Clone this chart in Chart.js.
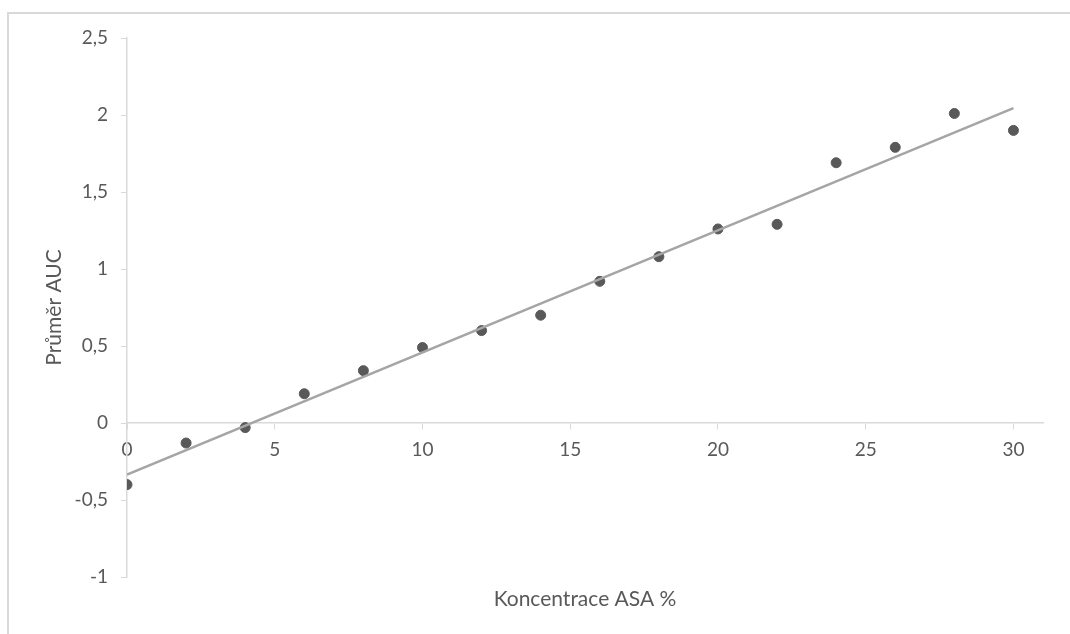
<!DOCTYPE html>
<html>
<head>
<meta charset="utf-8">
<script src="https://cdn.jsdelivr.net/npm/chart.js@4/dist/chart.umd.min.js"></script>
<style>
  html, body { margin: 0; padding: 0; background: #ffffff; overflow: hidden; }
  #wrap { position: relative; width: 1070px; height: 634px; }
  #frame { position: absolute; left: 7px; top: 12px; width: 1100px; height: 700px;
           border-left: 2px solid #d9d9d9; border-top: 2px solid #d9d9d9; box-sizing: border-box; }
  #chart { position: absolute; left: 0; top: 0; }
</style>
</head>
<body>
<div id="wrap">
  <div id="frame"></div>
  <canvas id="chart" width="1070" height="634"></canvas>
</div>
<script>
// Concentration of ASA (%) and mean AUC measured at each step
const concentrations = [0, 2, 4, 6, 8, 10, 12, 14, 16, 18, 20, 22, 24, 26, 28, 30];
const meanAUC = [-0.40, -0.13, -0.03, 0.19, 0.34, 0.49, 0.60, 0.70, 0.92, 1.08, 1.26, 1.29, 1.69, 1.79, 2.01, 1.90];

// Linear trendline end points
const trendX = [0, 30];
const trendY = [-0.335, 2.045];

// Axis tick values
const xTicks = [0, 5, 10, 15, 20, 25, 30];
const yTicks = [-1, -0.5, 0, 0.5, 1, 1.5, 2, 2.5];

const FONT = 'Lato, "Open Sans", "DejaVu Sans", sans-serif';
const TEXT = '#595959';
const AXIS = '#d9d9d9';

const points = concentrations.map((x, i) => ({ x: x, y: meanAUC[i] }));
const trend = trendX.map((x, i) => ({ x: x, y: trendY[i] }));

const fmt = v => String(Math.round(v * 10) / 10).replace('.', ',');

new Chart(document.getElementById('chart'), {
  type: 'scatter',
  data: {
    datasets: [
      {
        type: 'line',
        label: 'Trend',
        data: trend,
        borderColor: '#a5a5a5',
        borderWidth: 2.5,
        pointRadius: 0,
        fill: false,
        order: 0
      },
      {
        label: 'Průměr AUC',
        data: points,
        backgroundColor: '#595959',
        borderColor: '#595959',
        borderWidth: 1,
        pointRadius: 5,
        order: 1
      }
    ]
  },
  options: {
    responsive: false,
    animation: false,
    layout: { padding: { left: 0, top: 38, right: 27, bottom: 0 } },
    plugins: {
      legend: { display: false },
      tooltip: { enabled: false }
    },
    scales: {
      x: {
        type: 'linear',
        position: { y: 0 },
        min: 0,
        max: 31,
        afterBuildTicks: s => { s.ticks = xTicks.map(v => ({ value: v })); },
        grid: { display: true, drawOnChartArea: false, drawTicks: true, tickLength: 6, color: AXIS },
        border: { display: true, color: AXIS, width: 1.5 },
        ticks: { color: TEXT, font: { family: FONT, size: 19 }, padding: 9, maxRotation: 0,
                 callback: v => fmt(v) }
      },
      xT: {
        type: 'linear',
        axis: 'x',
        position: 'bottom',
        display: true,
        grid: { display: false },
        border: { display: false },
        ticks: { display: false },
        afterFit: s => { s.height = 57; },
        title: { display: true, text: 'Koncentrace ASA %', color: TEXT,
                 font: { family: FONT, size: 21 }, padding: { top: 0, bottom: 22 } }
      },
      y: {
        type: 'linear',
        position: 'left',
        min: -1,
        max: 2.5,
        afterBuildTicks: s => { s.ticks = yTicks.map(v => ({ value: v })); },
        afterFit: s => { s.width = 127; },
        grid: { display: true, drawOnChartArea: false, drawTicks: true, tickLength: 6, color: AXIS },
        border: { display: true, color: AXIS, width: 1.5 },
        ticks: { color: TEXT, font: { family: FONT, size: 19 }, padding: 13,
                 callback: v => fmt(v) },
        title: { display: true, text: 'Průměr AUC', color: TEXT,
                 font: { family: FONT, size: 21 }, padding: { top: 42, bottom: 0 } }
      }
    }
  }
});
</script>
</body>
</html>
══════════
#### [Goal]
Pictures stay out. Print the data exactly, from its first line through the line containing "const fmt = v".

#### [Result of the exercise]
Clone this chart in Chart.js.
<!DOCTYPE html>
<html>
<head>
<meta charset="utf-8">
<script src="https://cdn.jsdelivr.net/npm/chart.js@4/dist/chart.umd.min.js"></script>
<style>
  html, body { margin: 0; padding: 0; background: #ffffff; overflow: hidden; }
  #wrap { position: relative; width: 1070px; height: 634px; }
  #frame { position: absolute; left: 7px; top: 12px; width: 1100px; height: 700px;
           border-left: 2px solid #d9d9d9; border-top: 2px solid #d9d9d9; box-sizing: border-box; }
  #chart { position: absolute; left: 0; top: 0; }
</style>
</head>
<body>
<div id="wrap">
  <div id="frame"></div>
  <canvas id="chart" width="1070" height="634"></canvas>
</div>
<script>
// Concentration of ASA (%) and mean AUC measured at each step
const concentrations = [0, 2, 4, 6, 8, 10, 12, 14, 16, 18, 20, 22, 24, 26, 28, 30];
const meanAUC = [-0.40, -0.13, -0.03, 0.19, 0.34, 0.49, 0.60, 0.70, 0.92, 1.08, 1.26, 1.29, 1.69, 1.79, 2.01, 1.90];

// Linear trendline end points
const trendX = [0, 30];
const trendY = [-0.335, 2.045];

// Axis tick values
const xTicks = [0, 5, 10, 15, 20, 25, 30];
const yTicks = [-1, -0.5, 0, 0.5, 1, 1.5, 2, 2.5];

const FONT = 'Lato, "Open Sans", "DejaVu Sans", sans-serif';
const TEXT = '#595959';
const AXIS = '#d9d9d9';

const points = concentrations.map((x, i) => ({ x: x, y: meanAUC[i] }));
const trend = trendX.map((x, i) => ({ x: x, y: trendY[i] }));

const fmt = v => String(Math.round(v * 10) / 10).replace('.', ',');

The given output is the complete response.